We normally ran around 7-8 tables in parallel by a resource with 2 resources working together therefore around 16 tables were done in parallel. Out which VBAP's snapshot of the time is shown below (it was the longest running table).

It had two partitions of 500 million+ records which had INSERTs run in parallel for each partition. So a runtime of  ~1 hr 13 mins for the conversion of LSN and ~47 mins for the rest of the statements like rename, index recreation etc. Therefore total runtime is ~ 2 hours for VBAP where more than a billion records were converted. Point to note is that in those 2 hours many other large tables like EDIDC, VBRK etc were also converted in parallel.

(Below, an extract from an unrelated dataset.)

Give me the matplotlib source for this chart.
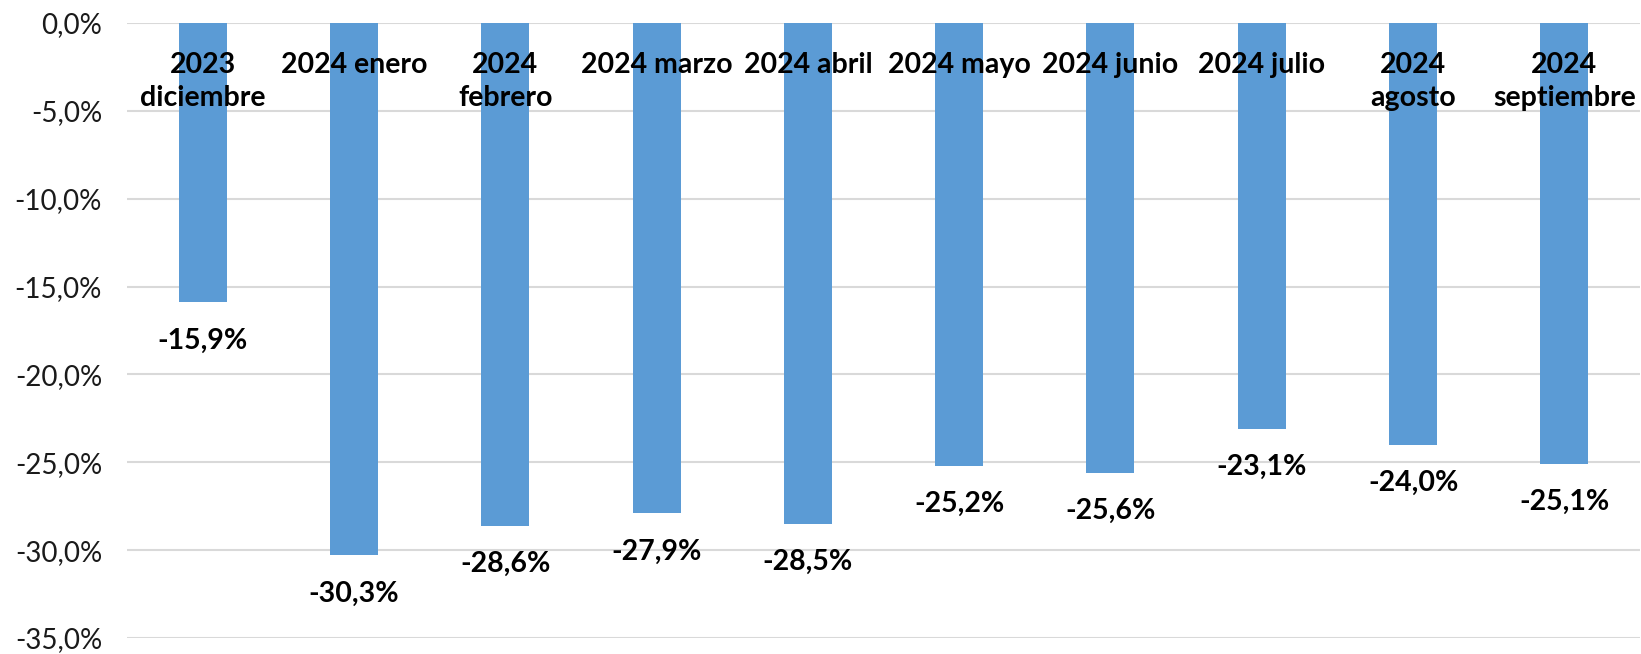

Total runtime: Also a point to note is that these results are consistent for multiple runs and include the total time for complete BDLS i.e. SAP Level plus SQL Level including the script run time for preparation.

So all in all the solution was designed and implemented by combining MAP Function, SQL JOINs, R3LDCTL, Finding BDLS relevant tables & finally python to code all of this.

I hope with this blog post I was able to provide some valuable insights on how BDLS in HANA can be tackled by existing tools to get astonishing results. And also showcase how MAP functions work and how they can be leveraged to make changes to LSNs without the need for an UPDATE query. The process and features built were specific to our use case where I thought of including some additional functionality in order to get the most flexibility out of the solution with limited manual interventions.

But the readers of this blog post can definitely use the concepts explained here for their systems where they can enhance their own BDLS conversions on HANA even if they are not large scale instances, for example: using a fixed set of tables and using pre-built MAP queries to handle them at SQL level and in parallel running BDLS on SAP level by excluding those tables.

Thank you for spending your time reading this and I would welcome any suggestions/feedback/questions in the comments section related to the blog post.